Par exemple, on peut être le patron ou la patronne d’une grande entreprise, être responsable de nombreuses équipes, avoir à gérer de multiples dossiers à la fois. Une fois arrivé.e à la maison, on peut changer complètement de rôle et prendre plaisir à délaisser toutes prises de décisions et se décharger, en tout ou en partie, des responsabilités. Aurait-on l’idée de remettre en question la pertinence de son travail et sa capacité à gérer une entreprise à cause de cela? Bien sûr que non. Donc cela n’enlève pas de « crédibilité féministe », si l’on veut.
Exit le kink shaming
Juger une personne parce qu’elle a un kink en particulier, soit faire du kink shaming, est anti-féministe. Cela perpétue la honte associée à la sexualité féminine. Elle a déjà eu son lot de jugements de valeur sur ce qu’une femme devrait faire ou pas, aimer ou non, dans la vie comme au lit. Si l’on prône l’autonomisation, cela implique aussi de laisser la personne décider de ce qui lui convient sexuellement. Et ce, peu importe la forme que cela prend (et tant que tout le monde est consentant!).

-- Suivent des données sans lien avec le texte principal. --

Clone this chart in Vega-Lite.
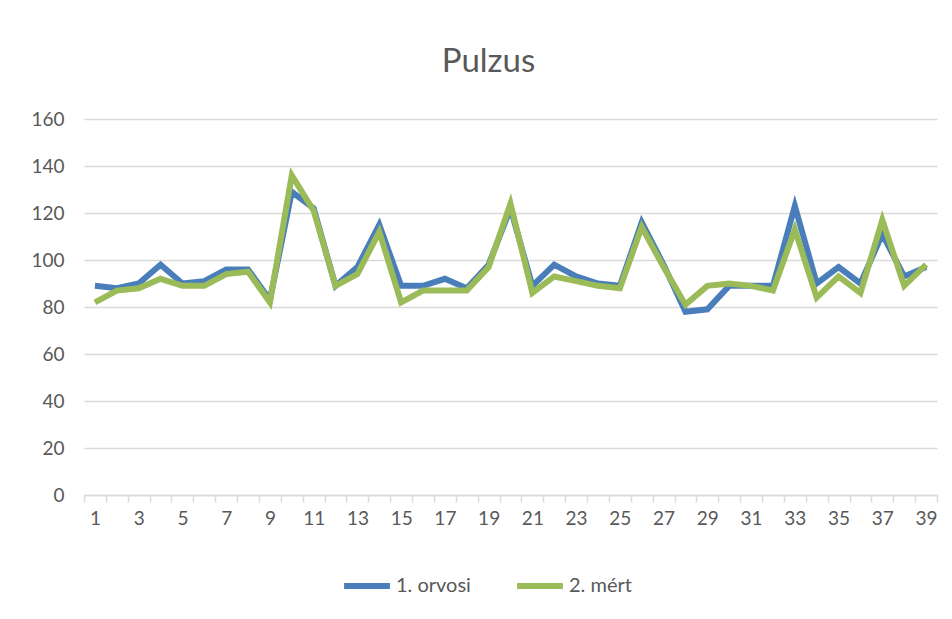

La sexualité est une partie de nous
Chaque personne a une sexualité qui lui est propre. Celle-ci ne détermine pas l’entièreté de ce que l’on est. Il s’agit d’une facette parmi tant d’autres. Ainsi, il est tout à fait possible d’être une militante féministe convaincue et d’apprécier des formes de sexualité qui inclut des jeux de pouvoir, dont la Domination/soumission. Ce n’est pas antinomique de faire cohabiter les deux, car les êtres humains sont complexes. Ils sont remplis de contradictions et leurs besoins peuvent parfois se trouver à des opposés. Ce qui n’empêche pas d’en faire des personnes fonctionnelles et tout à fait équilibrées.
Une question de choix
Je terminerai ici en rappelant que l’on parle ici de pratiques consenties et désirées. L’auditrice le spécifie : elle choisit, volontairement, d’entrer dans cette dynamique de pouvoir et l’apprécie. Ce qui est tout à fait différent d’une personne à qui on l’impose. S’il s’agit d’un choix délibéré, d’un réel désir de vivre ce type d’interactions érotiques et que cela permette à la personne de s’épanouir, d’avoir du plaisir et d’être bien, alors oui, c’est tout à fait féministe d’aimer le BDSM.